#### Recorded information ####

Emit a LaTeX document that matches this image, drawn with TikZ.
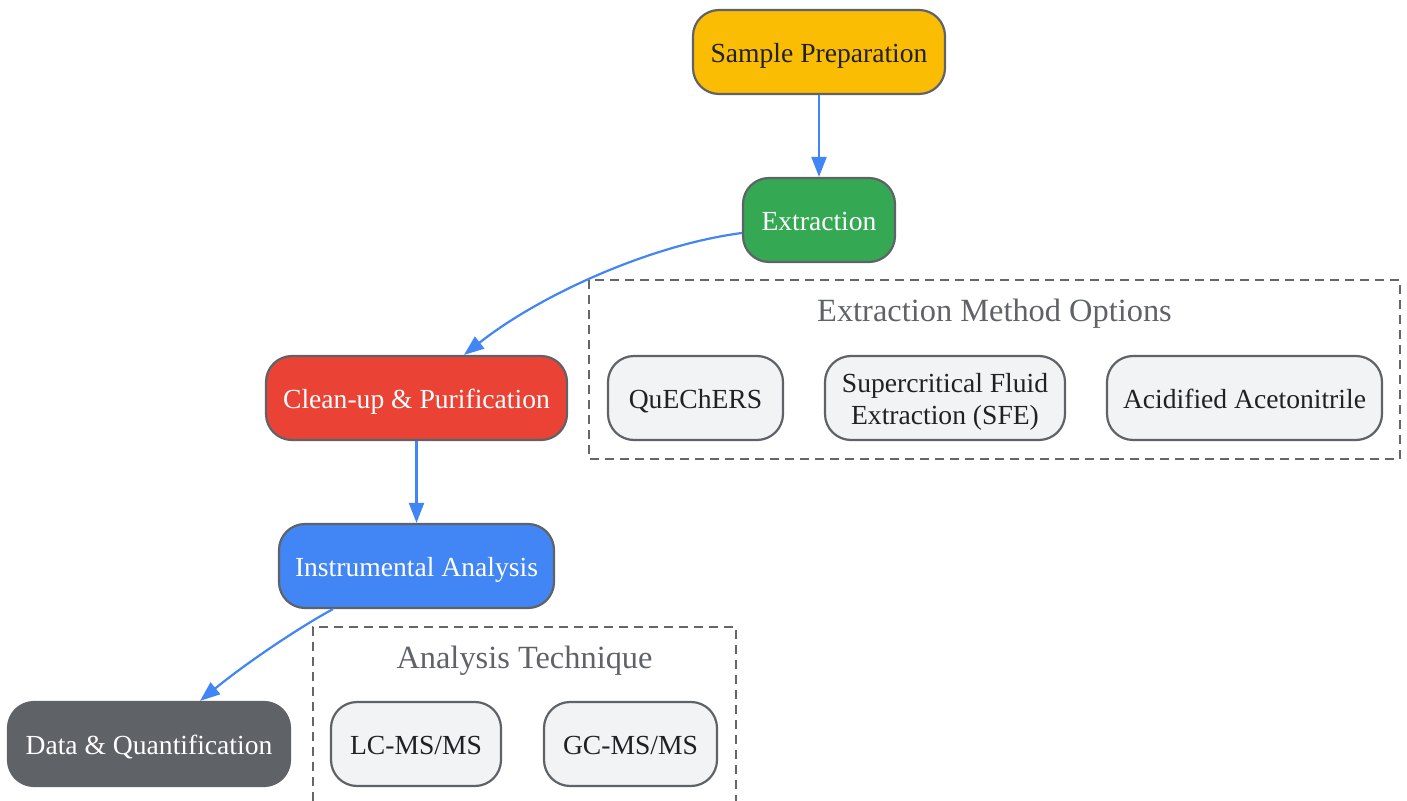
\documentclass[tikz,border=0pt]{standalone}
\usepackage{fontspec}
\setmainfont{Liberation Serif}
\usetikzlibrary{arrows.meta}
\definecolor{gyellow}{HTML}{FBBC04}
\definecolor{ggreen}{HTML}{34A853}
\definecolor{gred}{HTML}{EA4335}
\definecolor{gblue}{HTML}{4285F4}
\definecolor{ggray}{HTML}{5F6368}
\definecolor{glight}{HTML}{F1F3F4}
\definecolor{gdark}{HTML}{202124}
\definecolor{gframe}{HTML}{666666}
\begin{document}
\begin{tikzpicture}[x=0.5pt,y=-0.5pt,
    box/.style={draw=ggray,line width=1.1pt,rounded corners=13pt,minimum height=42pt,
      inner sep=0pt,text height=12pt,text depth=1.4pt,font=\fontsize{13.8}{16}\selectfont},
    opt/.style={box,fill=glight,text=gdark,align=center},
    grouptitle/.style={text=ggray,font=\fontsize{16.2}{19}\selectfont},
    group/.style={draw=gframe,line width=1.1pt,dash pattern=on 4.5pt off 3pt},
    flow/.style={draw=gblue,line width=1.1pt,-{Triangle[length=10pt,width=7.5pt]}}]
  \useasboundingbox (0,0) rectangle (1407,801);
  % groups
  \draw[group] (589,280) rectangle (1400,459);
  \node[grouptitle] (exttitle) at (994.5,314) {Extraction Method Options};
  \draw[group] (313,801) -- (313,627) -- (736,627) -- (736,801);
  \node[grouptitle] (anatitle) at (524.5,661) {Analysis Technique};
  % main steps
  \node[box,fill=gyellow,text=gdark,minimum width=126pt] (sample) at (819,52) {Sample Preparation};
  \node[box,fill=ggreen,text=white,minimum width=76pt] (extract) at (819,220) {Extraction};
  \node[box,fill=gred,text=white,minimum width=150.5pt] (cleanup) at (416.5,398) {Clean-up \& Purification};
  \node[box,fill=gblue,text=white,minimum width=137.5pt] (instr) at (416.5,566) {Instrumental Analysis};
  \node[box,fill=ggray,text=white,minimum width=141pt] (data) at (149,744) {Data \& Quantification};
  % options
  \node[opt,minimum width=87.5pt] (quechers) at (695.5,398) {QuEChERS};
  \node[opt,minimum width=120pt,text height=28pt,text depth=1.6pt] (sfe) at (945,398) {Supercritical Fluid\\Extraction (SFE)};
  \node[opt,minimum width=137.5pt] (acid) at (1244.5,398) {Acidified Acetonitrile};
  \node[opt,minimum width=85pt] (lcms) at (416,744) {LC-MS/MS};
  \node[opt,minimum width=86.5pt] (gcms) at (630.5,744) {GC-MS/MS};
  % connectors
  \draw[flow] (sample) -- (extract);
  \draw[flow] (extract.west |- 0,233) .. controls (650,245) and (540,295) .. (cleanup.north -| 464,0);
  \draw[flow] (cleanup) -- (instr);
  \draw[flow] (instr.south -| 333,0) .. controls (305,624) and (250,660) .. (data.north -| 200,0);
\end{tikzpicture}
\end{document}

####

Problem statement: Return the whole listing, word for word, and leave out every picture.

Finished task:
Emit a LaTeX document that matches this image, drawn with TikZ.
\documentclass[tikz,border=0pt]{standalone}
\usepackage{fontspec}
\setmainfont{Liberation Serif}
\usetikzlibrary{arrows.meta}
\definecolor{gyellow}{HTML}{FBBC04}
\definecolor{ggreen}{HTML}{34A853}
\definecolor{gred}{HTML}{EA4335}
\definecolor{gblue}{HTML}{4285F4}
\definecolor{ggray}{HTML}{5F6368}
\definecolor{glight}{HTML}{F1F3F4}
\definecolor{gdark}{HTML}{202124}
\definecolor{gframe}{HTML}{666666}
\begin{document}
\begin{tikzpicture}[x=0.5pt,y=-0.5pt,
    box/.style={draw=ggray,line width=1.1pt,rounded corners=13pt,minimum height=42pt,
      inner sep=0pt,text height=12pt,text depth=1.4pt,font=\fontsize{13.8}{16}\selectfont},
    opt/.style={box,fill=glight,text=gdark,align=center},
    grouptitle/.style={text=ggray,font=\fontsize{16.2}{19}\selectfont},
    group/.style={draw=gframe,line width=1.1pt,dash pattern=on 4.5pt off 3pt},
    flow/.style={draw=gblue,line width=1.1pt,-{Triangle[length=10pt,width=7.5pt]}}]
  \useasboundingbox (0,0) rectangle (1407,801);
  % groups
  \draw[group] (589,280) rectangle (1400,459);
  \node[grouptitle] (exttitle) at (994.5,314) {Extraction Method Options};
  \draw[group] (313,801) -- (313,627) -- (736,627) -- (736,801);
  \node[grouptitle] (anatitle) at (524.5,661) {Analysis Technique};
  % main steps
  \node[box,fill=gyellow,text=gdark,minimum width=126pt] (sample) at (819,52) {Sample Preparation};
  \node[box,fill=ggreen,text=white,minimum width=76pt] (extract) at (819,220) {Extraction};
  \node[box,fill=gred,text=white,minimum width=150.5pt] (cleanup) at (416.5,398) {Clean-up \& Purification};
  \node[box,fill=gblue,text=white,minimum width=137.5pt] (instr) at (416.5,566) {Instrumental Analysis};
  \node[box,fill=ggray,text=white,minimum width=141pt] (data) at (149,744) {Data \& Quantification};
  % options
  \node[opt,minimum width=87.5pt] (quechers) at (695.5,398) {QuEChERS};
  \node[opt,minimum width=120pt,text height=28pt,text depth=1.6pt] (sfe) at (945,398) {Supercritical Fluid\\Extraction (SFE)};
  \node[opt,minimum width=137.5pt] (acid) at (1244.5,398) {Acidified Acetonitrile};
  \node[opt,minimum width=85pt] (lcms) at (416,744) {LC-MS/MS};
  \node[opt,minimum width=86.5pt] (gcms) at (630.5,744) {GC-MS/MS};
  % connectors
  \draw[flow] (sample) -- (extract);
  \draw[flow] (extract.west |- 0,233) .. controls (650,245) and (540,295) .. (cleanup.north -| 464,0);
  \draw[flow] (cleanup) -- (instr);
  \draw[flow] (instr.south -| 333,0) .. controls (305,624) and (250,660) .. (data.north -| 200,0);
\end{tikzpicture}
\end{document}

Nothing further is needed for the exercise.